The popularity of contactless payments, online shopping and smartphones is having a significant effect on how we manage our money and pay for things, leading to debit cards overtaking cash as the most frequently used payment method in the UK, according to the latest research from UK Finance.

The latest UK Payment Markets report shows how new technology, payment innovation and changing consumer habits contributed to 13.2 billion card payments at the end of 2017 overtaking cash payments (13.1 billion) for the first time. This beats previous forecasts by one year when debit cards would overtake cash within one year. In comparison, cash payments were down 15 per cent year-on-year.
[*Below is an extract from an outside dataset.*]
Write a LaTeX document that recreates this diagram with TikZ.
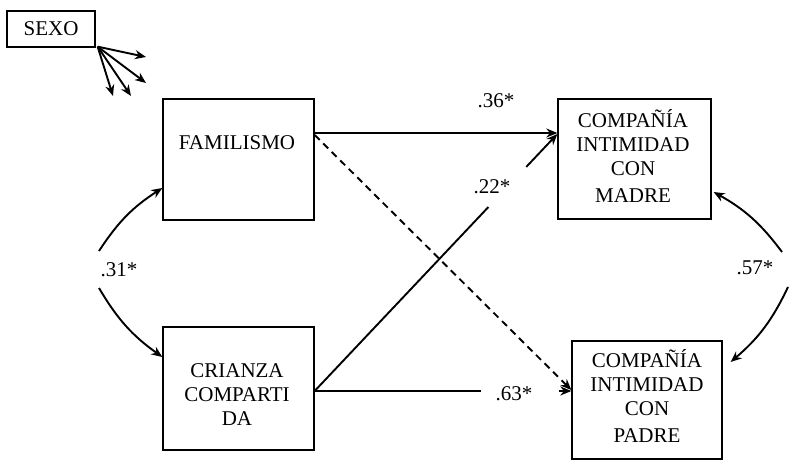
\documentclass[tikz,border=0pt]{standalone}
\usepackage{fontspec}
\setmainfont{Liberation Serif}
\usetikzlibrary{arrows.meta,calc}
\begin{document}
\begin{tikzpicture}[x=1pt,y=-1pt,
  every node/.style={font=\fontsize{21}{24}\selectfont, inner sep=1pt},
  box/.style={draw, line width=1.3pt, inner sep=0pt},
  ln/.style={line width=1.9pt},
  arr/.style={line width=1.9pt, -{Stealth[length=11pt,width=9pt]}},
  dsh/.style={dash pattern=on 7pt off 5pt}]
\useasboundingbox (0,0) rectangle (795,465);

% boxes
\node[box, minimum width=88pt, minimum height=36pt] (sexo) at (51,29) {SEXO};
\node[box, minimum width=151pt, minimum height=121pt] (fam) at (238.5,159.5) {};
\node (famt) at (237,143) {FAMILISMO};
\node[box, minimum width=151pt, minimum height=123pt] (cri) at (238.5,388.5) {};
\node[align=center] (crit) at (237,395) {CRIANZA\\COMPARTI\\DA};
\node[box, minimum width=153pt, minimum height=120pt] (mad) at (634.5,159) {};
\node[align=center] (madt) at (633,156) {COMPAÑÍA\\INTIMIDAD\\CON\\[3pt]MADRE};
\node[box, minimum width=150pt, minimum height=118pt] (pad) at (647,400) {};
\node[align=center] (padt) at (647,396) {COMPAÑÍA\\INTIMIDAD\\CON\\[3pt]PADRE};

% labels
\node (l36) at (496,101) {.36*};
\node (l22) at (492,187) {.22*};
\node (l63) at (514,394) {.63*};
\node (l31) at (119,270) {.31*};
\node (l57) at (755,268) {.57*};

% SEXO arrows
\coordinate (s0) at ([xshift=2pt,yshift=1pt]sexo.south east);
\coordinate (s1) at (146,57);
\coordinate (s2) at (146,83);
\coordinate (s3) at (131,96);
\coordinate (s4) at (113,96);
\foreach \t in {s1,s2,s3,s4} \draw[arr] (s0) -- (\t);

% paths
\draw[arr] ([yshift=26.5pt]fam.east) -- ([yshift=26pt]mad.west);
\draw[arr, dsh] ([yshift=24.5pt]fam.east) -- ([yshift=10pt]pad.west);

\coordinate (c1) at ([yshift=-2.5pt]cri.east);
\coordinate (m2) at ([yshift=25pt]mad.west);
\coordinate (p2) at ([yshift=9pt]pad.west);
\draw[ln] (c1) -- ($(c1)!0.716!(m2)$);
\draw[arr] ($(c1)!0.872!(m2)$) -- (m2);
\draw[ln] (c1) -- ($(c1)!0.647!(p2)$);
\draw[arr] ($(c1)!0.953!(p2)$) -- (p2);

% covariances
\coordinate (a31) at (99,251);
\coordinate (b31) at (99,288);
\draw[arr] (a31) to[bend left=12] ([yshift=-28.5pt]fam.west);
\draw[arr] (b31) to[bend right=12] ([yshift=31.5pt]cri.west);
\coordinate (a57) at (782,252);
\coordinate (b57) at (788,287);
\draw[arr] (a57) to[bend right=12] ([yshift=-33pt,xshift=2pt]mad.east);
\draw[arr] (b57) to[bend left=12] ([yshift=38pt,xshift=8pt]pad.east);
\end{tikzpicture}
\end{document}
The popularity of contactless payments among UK consumers is a key driver of debit card growth. In total, across both debit and credit cards, the number of contactless payments increased by 97 per cent during 2017 to 5.6 billion. Almost two thirds (63 per cent) of people in the UK now use contactless payments, and no age group or region falls below 50 per cent usage.

An increasing acceptance of card payments by smaller businesses and people becoming ever-more comfortable and familiar with the speed, ease and security of making low-value payments has also made the use of debit cards more popular. By the end of 2017 there were nearly 119 million contactless cards in circulation and, with customers and businesses increasingly choosing to use contactless cards and card acceptance devices, it is anticipated 36 per cent of all payments across the UK will be contactless in 2027.

As consumers increasingly turn to contactless payments in situations where previously they may have paid using cash, 2017 saw a decrease in cash payments by 15 per cent to 13.1 billion payments. Around 3.4 million consumers almost never used cash at all, instead relying on cards and other payment methods to manage their spending. Yet despite this fall, cash is still the second most frequently used payment method, just behind debit cards, accounting for just over one-third (34 per cent) of all payments in 2017. Around 2.2 million customers mainly used cash for their day-to-day shopping in 2017, although nine out of ten of them had a debit card they could use if they chose, and the majority used other payment methods to pay their regular bills.

With greater diversity in the way in which different people in the UK manage their finances and conduct their day-to-day spending, the number of cash payments in the UK is expected to continue to fall over the next decade. But, it’s anticipated that cash will still retain its place as the second most frequently used payment method in 2027, ensuring that no-one gets left behind.

Stephen Jones, Chief Executive, UK Finance said: “The choice of payment options available in the UK is allowing people to choose to pay the way that best suits them. But we’re far from becoming a cash-free society and despite the UK transforming to an economy where cash is less important than it once was, it will remain a payment method that continues to be valued and preferred by many.

“These trends are likely to shift further over the next decade. Developments such as Open Banking are expected to bring extensive changes to the payments landscape, something that will likely shape how we interact with our money in the coming years.”